# Task brief
Copy all of the material below exactly.
==============================
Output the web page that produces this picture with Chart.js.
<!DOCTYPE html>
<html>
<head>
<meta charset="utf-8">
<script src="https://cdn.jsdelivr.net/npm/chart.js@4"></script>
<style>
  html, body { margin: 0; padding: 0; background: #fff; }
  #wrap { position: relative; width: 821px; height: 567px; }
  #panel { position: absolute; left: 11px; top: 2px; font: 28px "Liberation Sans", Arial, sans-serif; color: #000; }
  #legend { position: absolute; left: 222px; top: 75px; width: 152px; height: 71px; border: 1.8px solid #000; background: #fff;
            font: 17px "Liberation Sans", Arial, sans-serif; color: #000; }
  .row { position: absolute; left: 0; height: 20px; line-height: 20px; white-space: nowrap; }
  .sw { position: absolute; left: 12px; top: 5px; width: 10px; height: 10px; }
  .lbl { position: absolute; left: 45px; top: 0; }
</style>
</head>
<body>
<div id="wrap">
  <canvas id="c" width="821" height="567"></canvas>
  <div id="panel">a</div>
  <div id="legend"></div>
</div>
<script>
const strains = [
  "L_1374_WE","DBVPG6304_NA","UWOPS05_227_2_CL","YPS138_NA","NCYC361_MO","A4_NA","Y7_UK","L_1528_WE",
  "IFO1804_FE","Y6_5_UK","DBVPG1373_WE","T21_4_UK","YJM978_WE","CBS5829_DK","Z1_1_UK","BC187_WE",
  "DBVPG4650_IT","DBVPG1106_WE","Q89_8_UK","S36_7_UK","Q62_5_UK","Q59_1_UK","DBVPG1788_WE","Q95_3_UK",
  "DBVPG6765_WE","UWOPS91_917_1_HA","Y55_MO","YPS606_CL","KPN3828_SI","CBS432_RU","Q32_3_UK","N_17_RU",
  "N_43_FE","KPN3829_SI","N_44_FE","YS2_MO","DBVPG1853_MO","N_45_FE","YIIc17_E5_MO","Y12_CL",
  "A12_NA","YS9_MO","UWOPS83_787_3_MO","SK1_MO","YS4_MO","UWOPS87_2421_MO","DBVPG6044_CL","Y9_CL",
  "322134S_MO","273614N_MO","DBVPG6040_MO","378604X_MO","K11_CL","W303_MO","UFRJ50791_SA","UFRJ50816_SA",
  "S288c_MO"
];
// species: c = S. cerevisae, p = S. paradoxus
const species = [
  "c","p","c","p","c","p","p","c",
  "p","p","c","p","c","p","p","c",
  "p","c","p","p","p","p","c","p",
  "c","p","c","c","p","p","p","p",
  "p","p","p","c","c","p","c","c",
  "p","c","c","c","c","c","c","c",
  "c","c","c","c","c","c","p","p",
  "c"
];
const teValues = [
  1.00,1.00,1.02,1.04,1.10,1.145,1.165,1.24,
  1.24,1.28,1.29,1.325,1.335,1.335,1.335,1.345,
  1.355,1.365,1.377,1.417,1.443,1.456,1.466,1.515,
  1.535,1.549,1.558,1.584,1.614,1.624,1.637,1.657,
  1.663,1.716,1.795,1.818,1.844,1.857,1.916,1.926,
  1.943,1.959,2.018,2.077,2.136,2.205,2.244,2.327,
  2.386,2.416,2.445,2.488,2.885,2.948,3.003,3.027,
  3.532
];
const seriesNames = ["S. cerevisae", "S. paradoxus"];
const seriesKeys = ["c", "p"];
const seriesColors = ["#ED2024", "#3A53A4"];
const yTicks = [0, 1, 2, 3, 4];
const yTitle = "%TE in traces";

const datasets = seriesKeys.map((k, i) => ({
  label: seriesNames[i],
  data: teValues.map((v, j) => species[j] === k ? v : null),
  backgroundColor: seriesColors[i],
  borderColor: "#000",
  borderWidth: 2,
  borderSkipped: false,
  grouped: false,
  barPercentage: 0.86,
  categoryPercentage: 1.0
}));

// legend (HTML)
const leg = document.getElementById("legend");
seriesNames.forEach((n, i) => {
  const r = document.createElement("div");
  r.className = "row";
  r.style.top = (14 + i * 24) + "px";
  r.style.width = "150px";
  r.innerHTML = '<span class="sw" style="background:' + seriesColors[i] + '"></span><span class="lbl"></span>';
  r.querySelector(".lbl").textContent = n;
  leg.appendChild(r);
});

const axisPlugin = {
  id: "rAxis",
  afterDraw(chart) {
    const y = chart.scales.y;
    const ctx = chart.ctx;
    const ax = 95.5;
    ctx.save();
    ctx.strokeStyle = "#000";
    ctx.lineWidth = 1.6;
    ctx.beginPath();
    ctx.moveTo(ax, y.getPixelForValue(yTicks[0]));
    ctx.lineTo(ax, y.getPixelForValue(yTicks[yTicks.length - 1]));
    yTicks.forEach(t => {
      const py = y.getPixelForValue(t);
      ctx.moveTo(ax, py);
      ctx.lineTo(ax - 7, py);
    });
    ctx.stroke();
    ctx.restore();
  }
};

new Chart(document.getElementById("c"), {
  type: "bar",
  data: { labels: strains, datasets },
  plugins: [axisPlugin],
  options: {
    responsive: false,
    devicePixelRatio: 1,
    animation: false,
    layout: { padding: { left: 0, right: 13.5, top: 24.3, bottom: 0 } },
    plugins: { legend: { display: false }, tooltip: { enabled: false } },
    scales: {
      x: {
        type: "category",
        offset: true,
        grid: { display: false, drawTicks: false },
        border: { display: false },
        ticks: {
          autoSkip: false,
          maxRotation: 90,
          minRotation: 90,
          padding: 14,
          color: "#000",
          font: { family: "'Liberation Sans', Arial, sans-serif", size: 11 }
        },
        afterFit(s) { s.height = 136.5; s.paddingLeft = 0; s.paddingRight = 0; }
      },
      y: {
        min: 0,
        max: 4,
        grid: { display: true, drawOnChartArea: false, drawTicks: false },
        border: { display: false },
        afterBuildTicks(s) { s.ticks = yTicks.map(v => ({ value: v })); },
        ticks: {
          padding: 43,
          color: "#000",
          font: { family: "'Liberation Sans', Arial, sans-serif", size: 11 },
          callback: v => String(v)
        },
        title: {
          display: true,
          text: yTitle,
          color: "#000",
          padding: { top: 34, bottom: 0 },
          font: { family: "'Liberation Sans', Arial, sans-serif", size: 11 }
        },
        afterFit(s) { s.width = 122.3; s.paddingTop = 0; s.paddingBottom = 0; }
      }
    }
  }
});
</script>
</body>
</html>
==============================
# Completed exercise
Output the web page that produces this picture with Chart.js.
<!DOCTYPE html>
<html>
<head>
<meta charset="utf-8">
<script src="https://cdn.jsdelivr.net/npm/chart.js@4"></script>
<style>
  html, body { margin: 0; padding: 0; background: #fff; }
  #wrap { position: relative; width: 821px; height: 567px; }
  #panel { position: absolute; left: 11px; top: 2px; font: 28px "Liberation Sans", Arial, sans-serif; color: #000; }
  #legend { position: absolute; left: 222px; top: 75px; width: 152px; height: 71px; border: 1.8px solid #000; background: #fff;
            font: 17px "Liberation Sans", Arial, sans-serif; color: #000; }
  .row { position: absolute; left: 0; height: 20px; line-height: 20px; white-space: nowrap; }
  .sw { position: absolute; left: 12px; top: 5px; width: 10px; height: 10px; }
  .lbl { position: absolute; left: 45px; top: 0; }
</style>
</head>
<body>
<div id="wrap">
  <canvas id="c" width="821" height="567"></canvas>
  <div id="panel">a</div>
  <div id="legend"></div>
</div>
<script>
const strains = [
  "L_1374_WE","DBVPG6304_NA","UWOPS05_227_2_CL","YPS138_NA","NCYC361_MO","A4_NA","Y7_UK","L_1528_WE",
  "IFO1804_FE","Y6_5_UK","DBVPG1373_WE","T21_4_UK","YJM978_WE","CBS5829_DK","Z1_1_UK","BC187_WE",
  "DBVPG4650_IT","DBVPG1106_WE","Q89_8_UK","S36_7_UK","Q62_5_UK","Q59_1_UK","DBVPG1788_WE","Q95_3_UK",
  "DBVPG6765_WE","UWOPS91_917_1_HA","Y55_MO","YPS606_CL","KPN3828_SI","CBS432_RU","Q32_3_UK","N_17_RU",
  "N_43_FE","KPN3829_SI","N_44_FE","YS2_MO","DBVPG1853_MO","N_45_FE","YIIc17_E5_MO","Y12_CL",
  "A12_NA","YS9_MO","UWOPS83_787_3_MO","SK1_MO","YS4_MO","UWOPS87_2421_MO","DBVPG6044_CL","Y9_CL",
  "322134S_MO","273614N_MO","DBVPG6040_MO","378604X_MO","K11_CL","W303_MO","UFRJ50791_SA","UFRJ50816_SA",
  "S288c_MO"
];
// species: c = S. cerevisae, p = S. paradoxus
const species = [
  "c","p","c","p","c","p","p","c",
  "p","p","c","p","c","p","p","c",
  "p","c","p","p","p","p","c","p",
  "c","p","c","c","p","p","p","p",
  "p","p","p","c","c","p","c","c",
  "p","c","c","c","c","c","c","c",
  "c","c","c","c","c","c","p","p",
  "c"
];
const teValues = [
  1.00,1.00,1.02,1.04,1.10,1.145,1.165,1.24,
  1.24,1.28,1.29,1.325,1.335,1.335,1.335,1.345,
  1.355,1.365,1.377,1.417,1.443,1.456,1.466,1.515,
  1.535,1.549,1.558,1.584,1.614,1.624,1.637,1.657,
  1.663,1.716,1.795,1.818,1.844,1.857,1.916,1.926,
  1.943,1.959,2.018,2.077,2.136,2.205,2.244,2.327,
  2.386,2.416,2.445,2.488,2.885,2.948,3.003,3.027,
  3.532
];
const seriesNames = ["S. cerevisae", "S. paradoxus"];
const seriesKeys = ["c", "p"];
const seriesColors = ["#ED2024", "#3A53A4"];
const yTicks = [0, 1, 2, 3, 4];
const yTitle = "%TE in traces";

const datasets = seriesKeys.map((k, i) => ({
  label: seriesNames[i],
  data: teValues.map((v, j) => species[j] === k ? v : null),
  backgroundColor: seriesColors[i],
  borderColor: "#000",
  borderWidth: 2,
  borderSkipped: false,
  grouped: false,
  barPercentage: 0.86,
  categoryPercentage: 1.0
}));

// legend (HTML)
const leg = document.getElementById("legend");
seriesNames.forEach((n, i) => {
  const r = document.createElement("div");
  r.className = "row";
  r.style.top = (14 + i * 24) + "px";
  r.style.width = "150px";
  r.innerHTML = '<span class="sw" style="background:' + seriesColors[i] + '"></span><span class="lbl"></span>';
  r.querySelector(".lbl").textContent = n;
  leg.appendChild(r);
});

const axisPlugin = {
  id: "rAxis",
  afterDraw(chart) {
    const y = chart.scales.y;
    const ctx = chart.ctx;
    const ax = 95.5;
    ctx.save();
    ctx.strokeStyle = "#000";
    ctx.lineWidth = 1.6;
    ctx.beginPath();
    ctx.moveTo(ax, y.getPixelForValue(yTicks[0]));
    ctx.lineTo(ax, y.getPixelForValue(yTicks[yTicks.length - 1]));
    yTicks.forEach(t => {
      const py = y.getPixelForValue(t);
      ctx.moveTo(ax, py);
      ctx.lineTo(ax - 7, py);
    });
    ctx.stroke();
    ctx.restore();
  }
};

new Chart(document.getElementById("c"), {
  type: "bar",
  data: { labels: strains, datasets },
  plugins: [axisPlugin],
  options: {
    responsive: false,
    devicePixelRatio: 1,
    animation: false,
    layout: { padding: { left: 0, right: 13.5, top: 24.3, bottom: 0 } },
    plugins: { legend: { display: false }, tooltip: { enabled: false } },
    scales: {
      x: {
        type: "category",
        offset: true,
        grid: { display: false, drawTicks: false },
        border: { display: false },
        ticks: {
          autoSkip: false,
          maxRotation: 90,
          minRotation: 90,
          padding: 14,
          color: "#000",
          font: { family: "'Liberation Sans', Arial, sans-serif", size: 11 }
        },
        afterFit(s) { s.height = 136.5; s.paddingLeft = 0; s.paddingRight = 0; }
      },
      y: {
        min: 0,
        max: 4,
        grid: { display: true, drawOnChartArea: false, drawTicks: false },
        border: { display: false },
        afterBuildTicks(s) { s.ticks = yTicks.map(v => ({ value: v })); },
        ticks: {
          padding: 43,
          color: "#000",
          font: { family: "'Liberation Sans', Arial, sans-serif", size: 11 },
          callback: v => String(v)
        },
        title: {
          display: true,
          text: yTitle,
          color: "#000",
          padding: { top: 34, bottom: 0 },
          font: { family: "'Liberation Sans', Arial, sans-serif", size: 11 }
        },
        afterFit(s) { s.width = 122.3; s.paddingTop = 0; s.paddingBottom = 0; }
      }
    }
  }
});
</script>
</body>
</html>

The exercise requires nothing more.